Probably a manager’s biggest responsibility is to solve problems and make decisions. You are likely to do this in some form every day. Maybe a team member calls in sick and you need to apportion that day’s work to others. Or an important engineering process fails and you must decide what to do next. Or your manager has either cut your budget or increased it, and it’s your job to decide where to cut or add. Possibly, on some days, all of the above and more come your way.

Leadership involves sorting through competing demands and making the best decisions you can, given your resources and your current information. How well you analyze problem situations, and the success of your decisions, will impact your team’s functioning and may even influence the rest of your organization.

Naturally effective leaders or managers probably enjoy the challenge of ambiguous situations and thrive on the exhilaration of analyzing complex problems. Even if you these skills don’t come naturally to you, however, you can still be an effective leader or manager. Like all management and leadership skills, these can be learned.
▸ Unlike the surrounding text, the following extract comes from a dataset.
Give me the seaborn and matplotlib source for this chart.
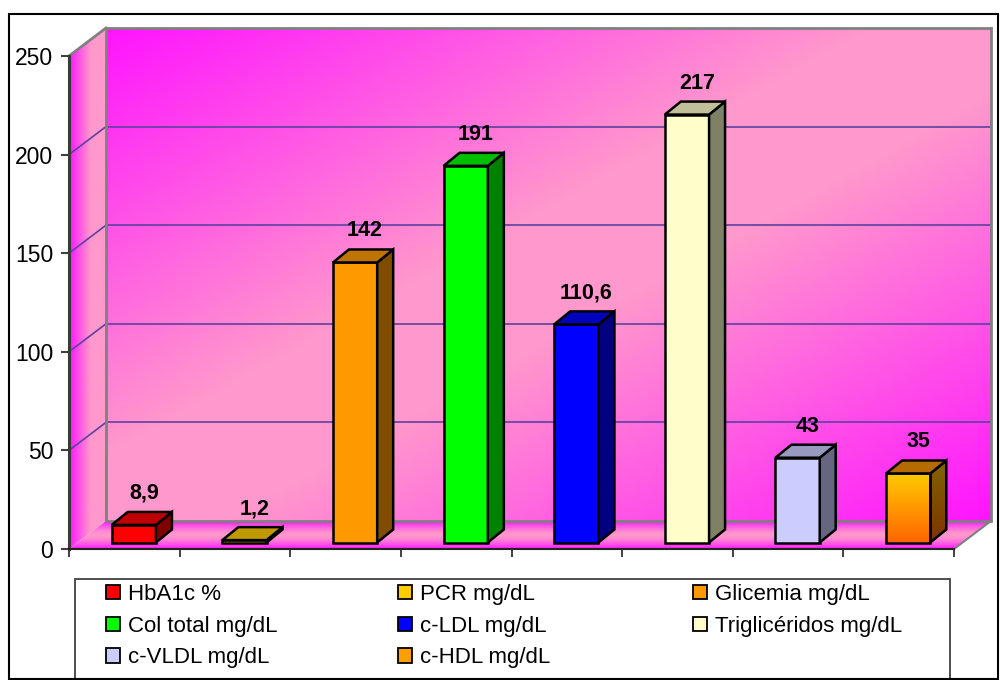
import numpy as np
import matplotlib
matplotlib.use("Agg")
import matplotlib.pyplot as plt
import matplotlib.colors as mcolors
from matplotlib.patches import Polygon, Rectangle
from matplotlib.transforms import ScaledTranslation
import seaborn as sns

# ---- data -------------------------------------------------------------
categories = ["HbA1c %", "PCR mg/dL", "Glicemia mg/dL", "Col total mg/dL",
              "c-LDL mg/dL", "Triglicéridos mg/dL", "c-VLDL mg/dL", "c-HDL mg/dL"]
values = [8.9, 1.2, 142, 191, 110.6, 217, 43, 35]
y_ticks = [0, 50, 100, 150, 200, 250]

# ---- style ------------------------------------------------------------
bar_colors = ["#FF0000", "#FFCC00", "#FF9900", "#00FF00",
              "#0000FF", "#FFFFCC", "#CCCCFF", "#FFCC00"]
legend_colors = ["#FF0000", "#FFCC00", "#FF9900", "#00FF00",
                 "#0000FF", "#FFFFCC", "#CCCCFF", "#FFA000"]
hdl_gradient = ("#FFCC00", "#FF6600")      # top -> bottom of the last bar
hdl_index = 7

W, H, DPI = 1002, 680, 100
WALL_DEPTH = np.array([37.0, 28.0])         # px offset of the back wall
BAR_SHIFT = np.array([9.5, 6.5])            # px offset of bar fronts
BAR_DEPTH = np.array([16.0, 13.0])          # px depth of each bar
MAGENTA = np.array(mcolors.to_rgb("#FF14FF"))
PINK = np.array(mcolors.to_rgb("#FF99CC"))
GRID_COLOR = "#6040A0"
EDGE_GRAY = "#808080"

plt.rcParams["font.family"] = ["Liberation Sans", "DejaVu Sans"]

fig = plt.figure(figsize=(W / DPI, H / DPI), dpi=DPI)
fig.patch.set_facecolor("white")

# background axes in pixel units, for walls and floor
bg = fig.add_axes([0, 0, 1, 1], zorder=0)
bg.set_axis_off()
bg.set_xlim(0, W)
bg.set_ylim(0, H)

# main axes: the front plane of the chart
ax = fig.add_axes([69 / W, 131 / H, 885 / W, 493 / H], zorder=2)
ax.set_facecolor("none")

sns.barplot(x=categories, y=values, hue=categories, order=categories,
            hue_order=categories, palette=bar_colors, dodge=False,
            width=0.4, saturation=1, edgecolor="black", linewidth=1.8,
            legend=False, ax=ax)
bars = sorted(ax.patches, key=lambda p: p.get_x())

n = len(categories)
ax.set_xlim(-0.5, n - 0.5)
ax.set_ylim(y_ticks[0], y_ticks[-1])


def to_px(x, y):
    return bg.transData.inverted().transform(ax.transData.transform((x, y)))


def gradient_fill(poly_pts, rgb_func, zorder, nx=240, ny=240):
    pts = np.asarray(poly_pts)
    x0, y0 = pts.min(0)
    x1, y1 = pts.max(0)
    u = np.linspace(0, 1, nx)[None, :]
    v = np.linspace(0, 1, ny)[:, None]
    img = np.clip(rgb_func(u, v), 0, 1)
    im = bg.imshow(img, extent=[x0, x1, y0, y1], origin="upper",
                   aspect="auto", interpolation="bilinear", zorder=zorder)
    clip = Polygon(pts, closed=True, transform=bg.transData,
                   facecolor="none", edgecolor="none")
    bg.add_patch(clip)
    im.set_clip_path(clip)
    return im


def blend(w):
    w = np.asarray(w)[..., None]
    return MAGENTA + (PINK - MAGENTA) * w


xl, xr = -0.5, n - 0.5
ymin, ymax = y_ticks[0], y_ticks[-1]
FLB, FRB, FLT, FRT = to_px(xl, ymin), to_px(xr, ymin), to_px(xl, ymax), to_px(xr, ymax)
D = WALL_DEPTH

# back wall: diagonal magenta -> pink -> magenta
back = [FLB + D, FRB + D, FRT + D, FLT + D]
gradient_fill(back, lambda u, v: blend(np.minimum(1, 1.15 * (1 - np.abs(u + v - 1)))), zorder=1)

# side wall: magenta on the outside, pink towards the back
side = [FLB, FLT, FLT + D, FLB + D]
gradient_fill(side, lambda u, v: blend(np.minimum(1, u * 1.7) + 0 * v), zorder=1)

# floor: magenta at front and back edges, pink in between
floor = [FLB, FRB, FRB + D, FLB + D]
gradient_fill(floor, lambda u, v: blend(1 - np.abs(2 * v - 1) ** 1.5 + 0 * u), zorder=1)

# gridlines on back wall and side wall
for t in y_ticks[1:-1]:
    a, b = to_px(xl, t), to_px(xr, t)
    bg.plot([a[0] + D[0], b[0] + D[0]], [a[1] + D[1], b[1] + D[1]],
            color=GRID_COLOR, lw=1.2, zorder=3)
    bg.plot([a[0], a[0] + D[0]], [a[1], a[1] + D[1]],
            color=GRID_COLOR, lw=1.2, zorder=3)

# wall outlines
bg.add_patch(Polygon(back, closed=True, fill=False, edgecolor=EDGE_GRAY,
                     lw=2, zorder=4))
bg.plot([FLT[0], FLT[0] + D[0]], [FLT[1], FLT[1] + D[1]],
        color=EDGE_GRAY, lw=2, zorder=4)
bg.plot([FRB[0], FRB[0] + D[0]], [FRB[1], FRB[1] + D[1]],
        color=EDGE_GRAY, lw=1.5, zorder=4)

# ---- bars: shift fronts and add top / side faces -----------------------
shift = ScaledTranslation(BAR_SHIFT[0] / DPI, BAR_SHIFT[1] / DPI,
                          fig.dpi_scale_trans)


def shade(color, f):
    return tuple(np.array(mcolors.to_rgb(color)) * f)


for i, (p, val) in enumerate(zip(bars, values)):
    p.set_transform(ax.transData + shift)
    p.set_clip_on(False)
    x, w, h = p.get_x(), p.get_width(), p.get_height()
    BL = to_px(x, 0) + BAR_SHIFT
    BR = to_px(x + w, 0) + BAR_SHIFT
    TL = to_px(x, h) + BAR_SHIFT
    TR = to_px(x + w, h) + BAR_SHIFT
    top = [TL, TR, TR + BAR_DEPTH, TL + BAR_DEPTH]
    side_face = [BR, TR, TR + BAR_DEPTH, BR + BAR_DEPTH]

    if i == hdl_index:
        c_top, c_bot = (np.array(mcolors.to_rgb(c)) for c in hdl_gradient)
        p.set_facecolor("none")
        gradient_fill([BL, BR, TR, TL],
                      lambda u, v: c_top + (c_bot - c_top) * (v + 0 * u)[..., None],
                      zorder=6)
        gradient_fill(side_face,
                      lambda u, v: 0.5 * (c_top + (c_bot - c_top) * (v + 0 * u)[..., None]),
                      zorder=6)
        ax.add_patch(Polygon(side_face, closed=True, facecolor="none",
                             edgecolor="black", lw=1.8, transform=bg.transData,
                             clip_on=False, zorder=p.get_zorder()))
        ax.add_patch(Polygon(top, closed=True, facecolor="#B46C00",
                             edgecolor="black", lw=1.8, transform=bg.transData,
                             clip_on=False, zorder=p.get_zorder()))
    else:
        col = bar_colors[i]
        ax.add_patch(Polygon(side_face, closed=True, facecolor=shade(col, 0.5),
                             edgecolor="black", lw=1.8, transform=bg.transData,
                             clip_on=False, zorder=p.get_zorder()))
        ax.add_patch(Polygon(top, closed=True, facecolor=shade(col, 0.75),
                             edgecolor="black", lw=1.8, transform=bg.transData,
                             clip_on=False, zorder=p.get_zorder()))

    label = f"{val:g}".replace(".", ",")
    ax.annotate(label, xy=(x + w / 2, h),
                xytext=((BAR_SHIFT[0] + 10) * 72 / DPI,
                        (BAR_SHIFT[1] + BAR_DEPTH[1] + 13) * 72 / DPI),
                textcoords="offset points", ha="center", va="baseline",
                fontsize=15.5, fontweight="bold", color="black",
                annotation_clip=False)

# ---- axes ---------------------------------------------------------------
ax.set_xlim(-0.5, n - 0.5)
ax.set_ylim(ymin, ymax)
bg.set_xlim(0, W)
bg.set_ylim(0, H)

ax.set_yticks(y_ticks)
ax.set_yticklabels([str(t) for t in y_ticks])
ax.set_xticks(np.arange(-0.5, n, 1.0))
ax.set_xticklabels([])
ax.set_xlabel("")
ax.set_ylabel("")
for s in ("top", "right"):
    ax.spines[s].set_visible(False)
ax.spines["left"].set_color("#3A3A3A")
ax.spines["left"].set_linewidth(2.2)
ax.spines["bottom"].set_color("#222222")
ax.spines["bottom"].set_linewidth(1.5)
ax.tick_params(axis="y", direction="out", length=5.8, width=1.5,
               color="#404040", pad=5.5, labelsize=16.5, labelcolor="black",
               left=True)
ax.tick_params(axis="x", direction="out", length=5.8, width=1.2,
               color="#222222", bottom=True, labelbottom=False)
ax.grid(False)

# ---- legend ---------------------------------------------------------------
handles = [Rectangle((0, 0), 1, 1, facecolor=c, edgecolor="black", linewidth=1.3)
           for c in legend_colors]
col_x = [106, 398, 693]
col_items = [[0, 3, 6], [1, 4, 7], [2, 5]]
for cx, idxs in zip(col_x, col_items):
    fig.legend([handles[i] for i in idxs], [categories[i] for i in idxs],
               loc="upper left", bbox_to_anchor=(cx / W, (H - 584) / H),
               bbox_transform=fig.transFigure, frameon=False, borderpad=0,
               borderaxespad=0, handlelength=0.63, handleheight=0.63,
               handletextpad=0.36, labelspacing=0.48, fontsize=16)

fig.add_artist(Rectangle((75 / W, 0), 875 / W, 101 / H, transform=fig.transFigure,
                         fill=False, edgecolor="#404040", lw=1.3))
fig.add_artist(Rectangle((9 / W, 1 / H), 989 / W, 665 / H, transform=fig.transFigure,
                         fill=False, edgecolor="black", lw=1.5))

fig.savefig("out.png", dpi=DPI)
It might be helpful to decide whether your biggest struggle is with decision making or analyzing complex problems. These skills overlap but may be approached somewhat differently. For example, if you don’t like making decisions, you may be afraid of making a mistake. Maybe a past decision hasn’t turned out well. The truth is that everyone makes mistakes, but that doesn’t allow you to avoid decision-making. If this is your concern, try these tips:

  • Talk to someone who is good at making decisions. Ask that person what he or she does to manage the stress of decision-making. Listen carefully and begin to implement some of the ideas you are told. Report back to the person after you’ve made a decision. If it worked out well, great! If not, try again. Keep trying until your feel more confident about
    your decisions.
  • Maybe you are afraid to make a decision because you don’t have enough information. If you have time, put off the decision and gather more information. If you don’t have time, make the best decision you can and move on. Remember that, if you don’t have enough time or information to make a good decision, nobody else would, either.

If analyzing a situation is more difficult for you than making decisions, you may struggle with differentiating important details from irrelevant ones. You may feel overwhelmed with data and not know how to move forward. If this is your concern, try these tips:

  • Learn how to use brainstorming as a technique for solving problems. For every problem, there are numerous possible solutions. Some of them are better than others, but challenge yourself to write down a variety of solutions without judging their merit, and then pick the best one. You might discover, if you give yourself the freedom to think widely, that you are a more creative problem-solver than you thought.
  • Ask someone who is good at solving problems to share his or her process with you. It might be as simple as taking some time alone to think through the options, or asking team members for their ideas, or remembering what worked the last time this problem presented itself.

However you decide to proceed, realize that analyzing problems and making decisions are a large part of your role as manager or leader. With practice and awareness, you will improve.